The minimum wage is the most important component of Australia’s regulatory system – and the least justified. That may seem an overly radical statement. The key point here is that, if a worker cannot get a job at the minimum wage (Australia has the highest among OECD countries), he or she cannot (legally) offer their services at a lower wage. This means that there is an enormous “gap” for the relatively unskilled – the only alternative to a minimum age of about $33,000pa (as claimed) is to go on the dole of about $12,000 pa. Why, in fairness, cannot a worker agree to work at ,say, $20,000pa? One answer is that to allow that would “undermine” the regulated wages obtained by our powerful trade unions.
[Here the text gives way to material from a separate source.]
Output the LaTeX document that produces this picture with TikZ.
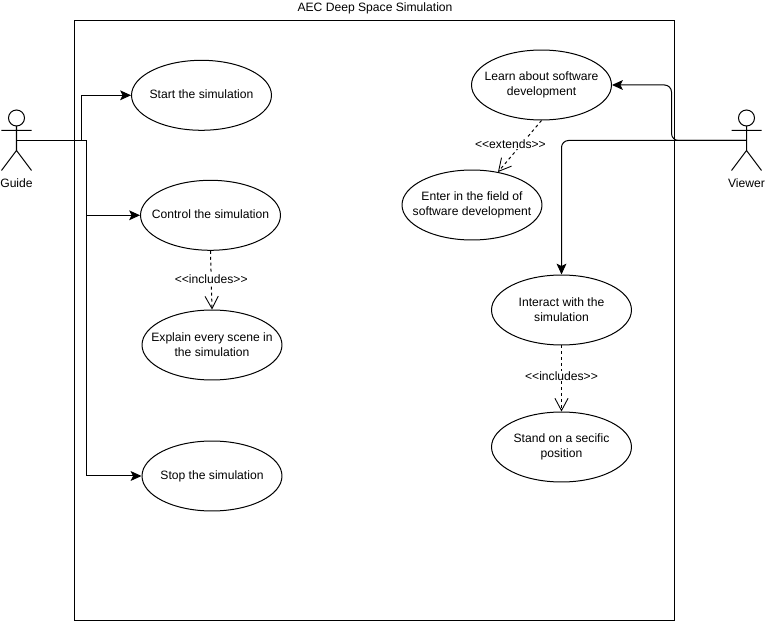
\documentclass[tikz,border=0pt]{standalone}
\usepackage{fontspec}
\setmainfont{Liberation Sans}
\usetikzlibrary{arrows.meta,shapes.geometric}
\tikzset{
  usecase/.style={draw,ellipse,line width=0.57pt,minimum width=2.8cm,minimum height=1.4cm,inner sep=-0.5cm,align=center},
  single/.style={usecase,text depth=1.1pt},
  txt/.style={inner sep=1pt,align=center},
  tag/.style={inner sep=0.5pt,fill=white},
  flow/.style={line width=0.57pt,-{Stealth[length=6.2pt,width=5.6pt,inset=1.4pt]}},
  dep/.style={line width=0.57pt,dash pattern=on 1.7pt off 1.7pt,-{Straight Barb[length=7pt,width=7.5pt,line width=0.5pt]}},
  actor/.style={line width=0.57pt}
}
\begin{document}
\begin{tikzpicture}[x=0.02cm,y=-0.02cm,font=\fontsize{6.9}{8.5}\selectfont]
  \useasboundingbox (0,0) rectangle (765,621);
  \draw[line width=0.57pt] (74.5,21) rectangle (674.5,620.5);
  \node[txt] (title) at (375,8) {AEC Deep Space Simulation};
  % left side
  \node[single] (start) at (201.5,95.3) {Start the simulation};
  \node[single] (control) at (210.5,215.3) {Control the simulation};
  \node[usecase] (explain) at (212,345) {Explain every scene in\\the simulation};
  \node[single] (stop) at (212,476) {Stop the simulation};
  % right side
  \node[usecase] (learn) at (541.5,85) {Learn about software\\development};
  \node[usecase] (enter) at (472,205) {Enter in the field of\\software development};
  \node[usecase] (interact) at (561.5,310) {Interact with the\\simulation};
  \node[usecase] (stand) at (561.5,447) {Stand on a secific\\position};
  % actors
  \draw[actor] (16.5,118) circle (8);
  \draw[actor] (16.5,126)--(16.5,150.5) (1.5,130.5)--(31.5,130.5) (1.5,170.5)--(16.5,150.5)--(31.5,170.5);
  \draw[actor] (746.5,118) circle (8);
  \draw[actor] (746.5,126)--(746.5,150.5) (731.5,130.5)--(761.5,130.5) (731.5,170.5)--(746.5,150.5)--(761.5,170.5);
  \node[txt] (guidelabel) at (16.5,183) {Guide};
  \node[txt] (viewerlabel) at (746.5,183) {Viewer};
  \coordinate (guide) at (16.5,140.5);
  \coordinate (viewer) at (746.5,140.5);
  % connectors
  \draw[flow] (guide) -- (81.5,140.5) |- (start.west);
  \draw[flow] (guide) -- (86.5,140.5) |- (control.west);
  \draw[flow] (guide) -- (86.5,140.5) |- (stop.west);
  \draw[flow,rounded corners=4pt] (viewer) -- (671.5,140.5) |- (learn.east);
  \draw[flow,rounded corners=4pt] (viewer) -- (561.5,140.5) -- (interact.north);
  \draw[dep] (control.south) -- node[tag,pos=0.49] (inc1) {{<}{<}includes{>}{>}} (explain.north);
  \draw[dep] (interact.south) -- node[tag,pos=0.46] (inc2) {{<}{<}includes{>}{>}} (stand.north);
  \draw[dep] (learn.south) -- node[tag,pos=0.45,xshift=-0.23cm] (ext) {{<}{<}extends{>}{>}} (498,172);
\end{tikzpicture}
\end{document}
Other criticisms of the minimum wage will be made in a submission by the HR Nicholls Society.

Des Moore

Anger at Pay Push
(Letter published in the Herald Sun, 4 April 2013.)

Re “Job loss warning with $30 pay rise”, April 2, where the Australian Retailers Association has warned that job losses would occur if the minimum wage increase of $30-a-week claimed by unions is granted. Given that this would increase the minimum wage to about $33,000 a year, the warning is fully justified.

The union claim is the more outrageous when a significant proportion of the labour force receives no wage at all because they are unemployed or have had to give up looking for a job because they are unskilled.

It is absurd that the unskilled are not allowed to offer themselves for employment at a wage lower than the existing minimum of about $31,500. This rule is but one example of unfairness in the present regulatory arrangements under Fair Work Australia.